James Sims (So.) and Brandon Bourbon (rFr.) are my early favorites. Rell Lewis (rSr.) is a wildcard (see below), and Deshaun Sands (rSo.) may land in a difficult situation in terms of opportunity, because these four are only the guys already on the roster.

Darrian Miller, Anthony Pierson and Dreamius Smith are among Kansas' best runningback recruits of the decade. Miller's Spring opportunities could put him in the driver's seat. Opportunities (and redshirts) given to these true freshmen largely depends on the guys listed before them, namely Lewis (who is understandably difficult to evaluate right now, which is why he's the wildcard).

That's seven FBS-caliber runningbacks (I hope). It's okay news now, but would be excellent news if a few of these guys separated and established themselves for the sake of Turner Gill and continuity. 

The Jayhawks have a slight edge on the offensive line. Gill returns starting experience at every position as well as a great infusion of youth and depth. The line is also significantly larger and has the highest ceiling of any Kansas group in years.

The Wildcats' synergy, on the other hand, may be out of sync in the early going.
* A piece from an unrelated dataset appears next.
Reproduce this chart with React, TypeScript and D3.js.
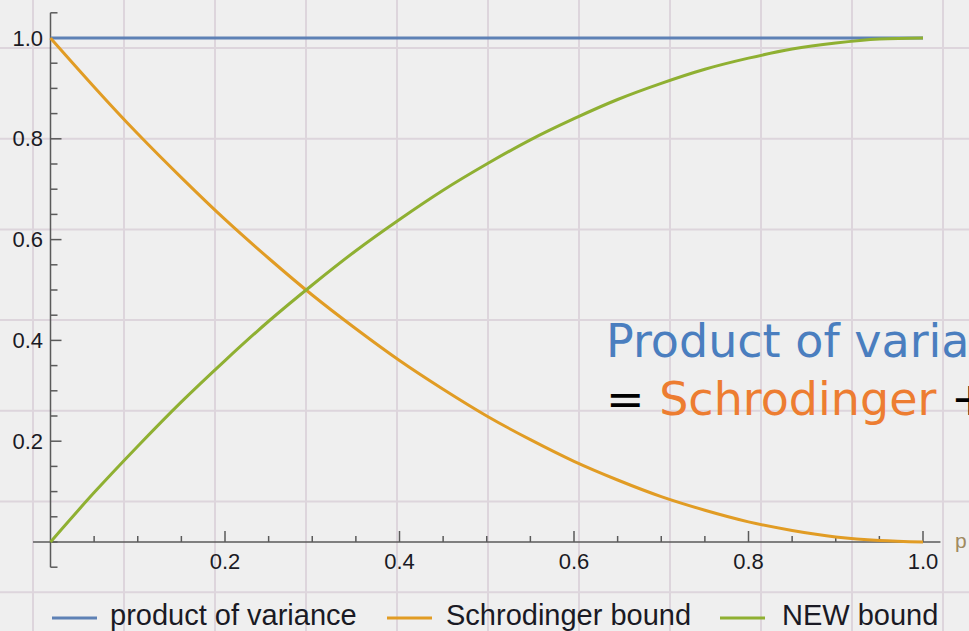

Snyder must replace three interior linemen in front of runningbacks who are talented but have little college experience and absolutely no Kansas State gameday experience.
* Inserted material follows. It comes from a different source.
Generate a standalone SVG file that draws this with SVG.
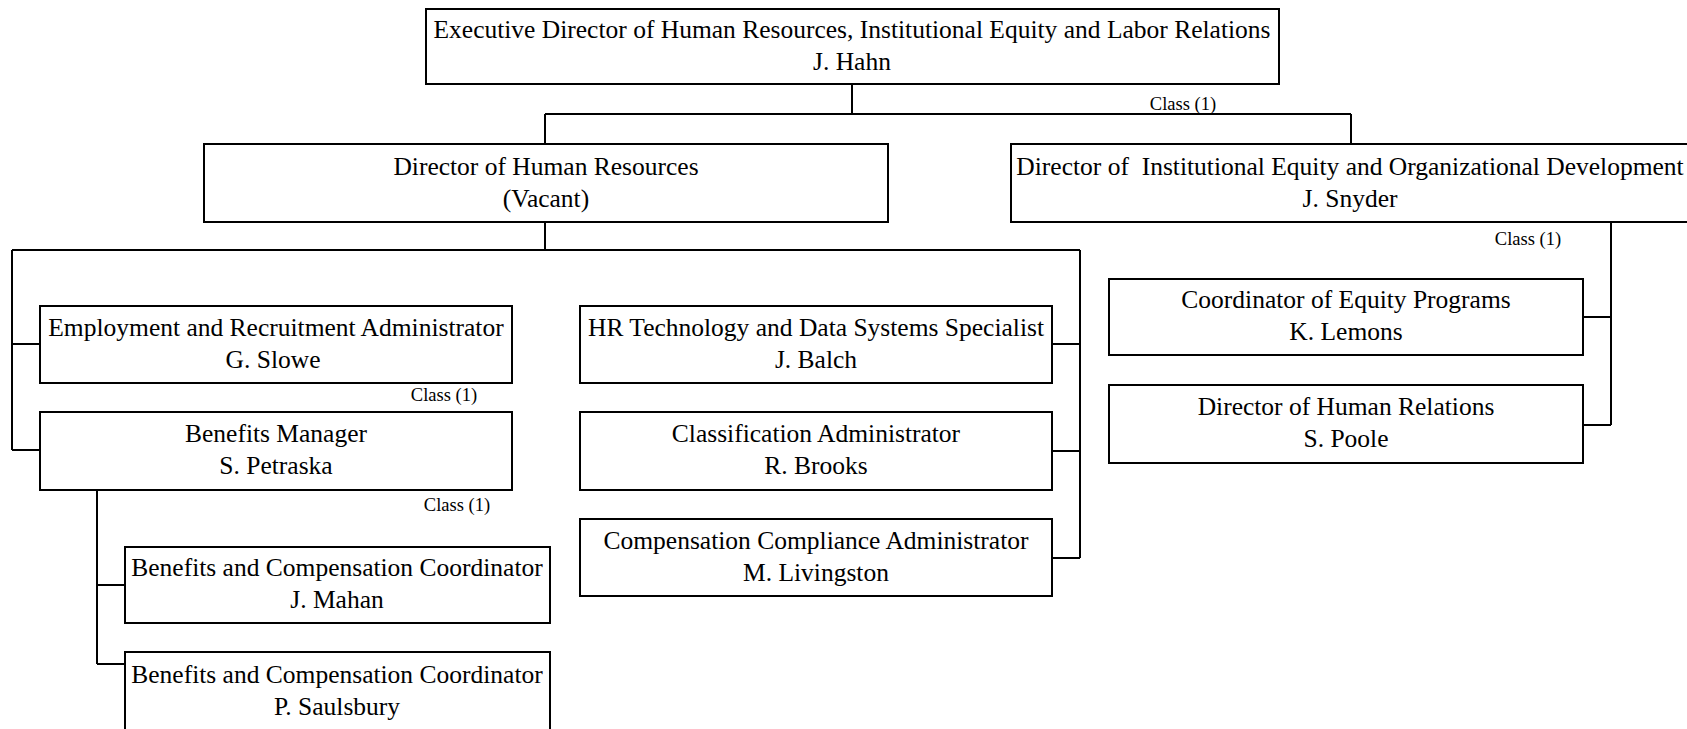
<svg xmlns="http://www.w3.org/2000/svg" width="1687" height="729" viewBox="0 0 1687 729">
<style>
.box{fill:#fff;stroke:#000;stroke-width:2}
.ln{fill:none;stroke:#000;stroke-width:2}
.t{font-family:"Liberation Serif","Times New Roman",serif;font-size:25.5px;fill:#000;text-anchor:middle;white-space:pre}
.c{font-family:"Liberation Serif","Times New Roman",serif;font-size:18.5px;fill:#000;text-anchor:middle}
</style>
<rect width="1687" height="729" fill="#fff"/>
<g id="connectors">
<path class="ln" d="M852 84V114M545 114H1351M545 114V144M1351 114V144"/>
<path class="ln" d="M545 222V250M12 250H1080M12 250V450M12 344H40M12 450H40M1080 250V558M1052 344H1080M1052 451H1080M1052 558H1080"/>
<path class="ln" d="M97 490V664M97 585H125M97 664H125"/>
<path class="ln" d="M1611 222V425M1583 317H1611M1583 425H1611"/>
<text class="c" x="1183" y="110">Class (1)</text>
<text class="c" x="1528" y="245">Class (1)</text>
<text class="c" x="444" y="401">Class (1)</text>
<text class="c" x="457" y="511">Class (1)</text>
</g>
<g id="exec">
<rect class="box" x="426" y="9" width="853" height="75"/>
<text class="t" x="852" y="38">Executive Director of Human Resources, Institutional Equity and Labor Relations</text>
<text class="t" x="852" y="70">J. Hahn</text>
</g>
<g id="dir-hr">
<rect class="box" x="204" y="144" width="684" height="78"/>
<text class="t" x="546" y="175">Director of Human Resources</text>
<text class="t" x="546" y="207">(Vacant)</text>
</g>
<g id="dir-ie">
<rect class="box" x="1011" y="144" width="678" height="78"/>
<text class="t" x="1350" y="175">Director of  Institutional Equity and Organizational Development</text>
<text class="t" x="1350" y="207">J. Snyder</text>
</g>
<g id="employment">
<rect class="box" x="40" y="306" width="472" height="77"/>
<text class="t" x="276" y="336">Employment and Recruitment Administrator</text>
<text class="t" x="273" y="368">G. Slowe</text>
</g>
<g id="benefits-mgr">
<rect class="box" x="40" y="412" width="472" height="78"/>
<text class="t" x="276" y="442">Benefits Manager</text>
<text class="t" x="276" y="474">S. Petraska</text>
</g>
<g id="mahan">
<rect class="box" x="125" y="547" width="425" height="76"/>
<text class="t" x="337" y="576">Benefits and Compensation Coordinator</text>
<text class="t" x="337" y="608">J. Mahan</text>
</g>
<g id="saulsbury">
<rect class="box" x="125" y="652" width="425" height="80"/>
<text class="t" x="337" y="683">Benefits and Compensation Coordinator</text>
<text class="t" x="337" y="715">P. Saulsbury</text>
</g>
<g id="hr-tech">
<rect class="box" x="580" y="306" width="472" height="77"/>
<text class="t" x="816" y="336">HR Technology and Data Systems Specialist</text>
<text class="t" x="816" y="368">J. Balch</text>
</g>
<g id="classification">
<rect class="box" x="580" y="412" width="472" height="78"/>
<text class="t" x="816" y="442">Classification Administrator</text>
<text class="t" x="816" y="474">R. Brooks</text>
</g>
<g id="compensation">
<rect class="box" x="580" y="519" width="472" height="77"/>
<text class="t" x="816" y="549">Compensation Compliance Administrator</text>
<text class="t" x="816" y="581">M. Livingston</text>
</g>
<g id="equity-coord">
<rect class="box" x="1109" y="279" width="474" height="76"/>
<text class="t" x="1346" y="308">Coordinator of Equity Programs</text>
<text class="t" x="1346" y="340">K. Lemons</text>
</g>
<g id="human-relations">
<rect class="box" x="1109" y="385" width="474" height="78"/>
<text class="t" x="1346" y="415">Director of Human Relations</text>
<text class="t" x="1346" y="447">S. Poole</text>
</g>
</svg>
Both teams return capable options at tight end and fullback. Kansas may have a very slight advantage, though. I'll take Tim Biere (Sr.) over Travis Tannahill (rJr.) and nearly any other tight end in the league. Prepare to be surprised at the impact a fullback like Kansas transfer Nick Sizemore (rSo.) can have.

Overall, I'll give Kansas State the edge. It's hard enough for any coach to out-run Bill Snyder when he's got talent at his disposal, and Turner Gill is still in an adjustment period. Regardless, both squads will feature prominent ground attacks this season.